Esta é uma das de mais sucesso nas últimas semanas, como afirma a página de trends do
aplicativo — já tem 230 mil seguidores. “A L’Oreal estabeleceu Israel como seu
centro comercial no Oriente Médio e aumentou o investimento e atividades
manufatureiras”, alerta. Se acreditar que deve haver um boicote econômico a
Israel, após o massacre na faixa de Gaza das últimas semanas, o consumidor pode
escolher não comprar a marca. Se fizesse isso sozinho, sua ação não seria nem
levemente sentida pela marca de cosméticos. Mas, em rede, essa atitude tende a
crescrer consideravelmente — e, talvez, pode chegar até a incomodar a gigante
Nestlé.
Por
séculos, o consumo tem sido uma das bases do processo de alienação capitalista.

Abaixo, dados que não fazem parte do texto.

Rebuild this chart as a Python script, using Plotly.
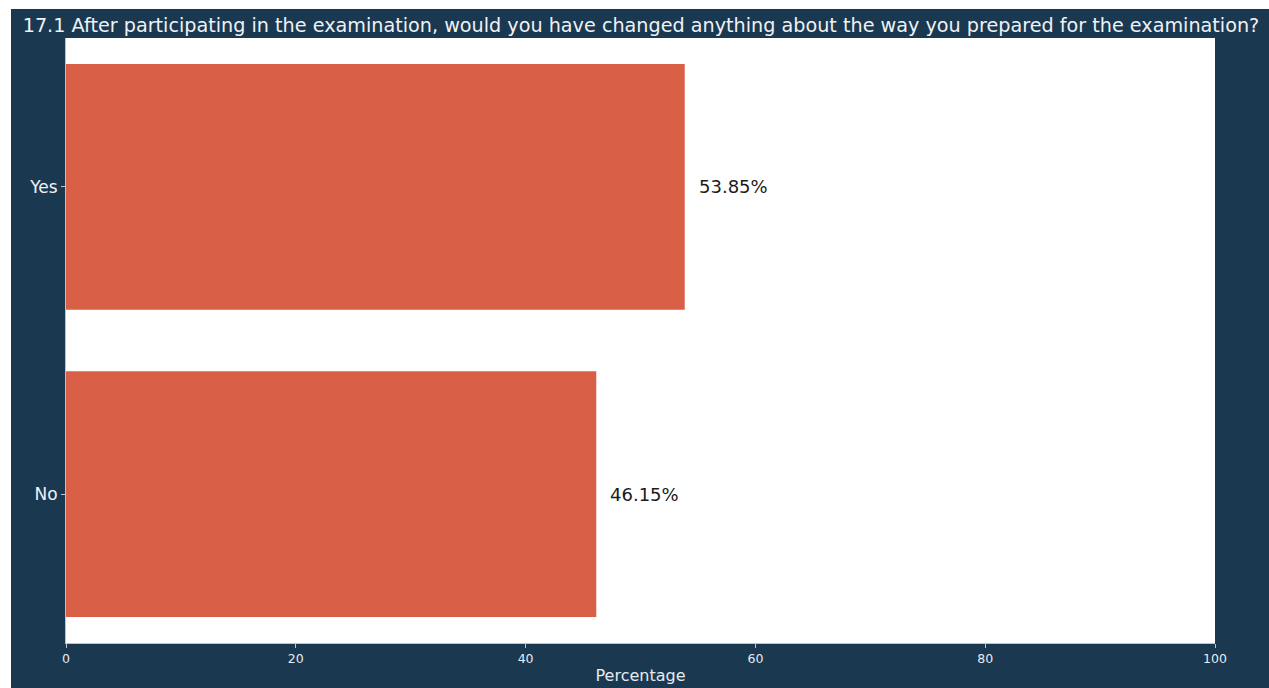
import plotly.graph_objects as go

# Survey responses for question 17.1
categories = ["No", "Yes"]
percentages = [46.15, 53.85]
value_labels = ["46.15%", "53.85%"]
x_ticks = [0, 20, 40, 60, 80, 100]

NAVY = "#1b3851"
BAR = "#d96046"
SPINE = "#b8c4d0"
FONT = "DejaVu Sans"

fig = go.Figure()
fig.add_trace(go.Bar(
    x=percentages,
    y=[0, 1],
    orientation="h",
    width=0.8,
    marker=dict(color=BAR, line=dict(width=0)),
    hoverinfo="x+y",
))

# Value labels just past the end of each bar
for i, (v, t) in enumerate(zip(percentages, value_labels)):
    fig.add_annotation(
        x=v, y=i, text=t, xref="x", yref="y",
        xanchor="left", yanchor="middle", xshift=12,
        showarrow=False, font=dict(family=FONT, size=18, color="#1a1a1a"),
    )

# Dark frame behind the whole figure, leaving a thin white strip top/left
fig.add_shape(
    type="rect", xref="paper", yref="paper",
    x0=-55 / 1149, x1=1.1, y0=-0.2, y1=1 + 29 / 605,
    fillcolor=NAVY, line=dict(width=0), layer="below",
)
# White plotting area on top of the frame
fig.add_shape(
    type="rect", xref="paper", yref="paper",
    x0=0, x1=1, y0=0, y1=1,
    fillcolor="white", line=dict(width=0), layer="below",
)

fig.update_layout(
    width=1269, height=688,
    margin=dict(l=66, r=54, t=38, b=45),
    paper_bgcolor="white",
    plot_bgcolor="white",
    showlegend=False,
    title=dict(
        text="17.1 After participating in the examination, would you have changed anything about the way you prepared for the examination?",
        x=641 / 1269, xref="container", xanchor="center",
        y=1 - 25 / 688, yref="container", yanchor="middle",
        font=dict(family=FONT, size=19.2, color="#eef2f5"),
    ),
    font=dict(family=FONT),
)

fig.update_xaxes(
    range=[0, 100], tickvals=x_ticks, ticktext=[str(t) for t in x_ticks],
    showgrid=False, zeroline=False, automargin=False,
    showline=True, linecolor=SPINE, linewidth=1,
    ticks="outside", ticklen=4, tickcolor=SPINE,
    tickfont=dict(family=FONT, size=12.5, color="#e6ebf0"),
    title=dict(text="Percentage", font=dict(family=FONT, size=16, color="#e6ebf0"), standoff=4),
)
fig.update_yaxes(
    range=[-0.485, 1.485], tickvals=[0, 1], ticktext=categories,
    showgrid=False, zeroline=False, automargin=False,
    showline=True, linecolor=SPINE, linewidth=1,
    ticks="outside", ticklen=4, tickcolor=SPINE,
    tickfont=dict(family=FONT, size=17, color="#eef2f5"),
)

fig.write_html("out.html")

Ao comprar algo, legitimamos e fortalecemos relações sociais que ignoramos. É
como se nossos valores éticos fossem irrelevantes ou impotentes, e devêssemos
consumir levando em conta apenas fatores superficiais: preço, aparência,
publicidade, suposta “qualidade” do produto. Agora, parece que a tecnologia
pode ser utilizada para atitudes distintas. Haverá consciência social
suficiente para que elas se disseminem?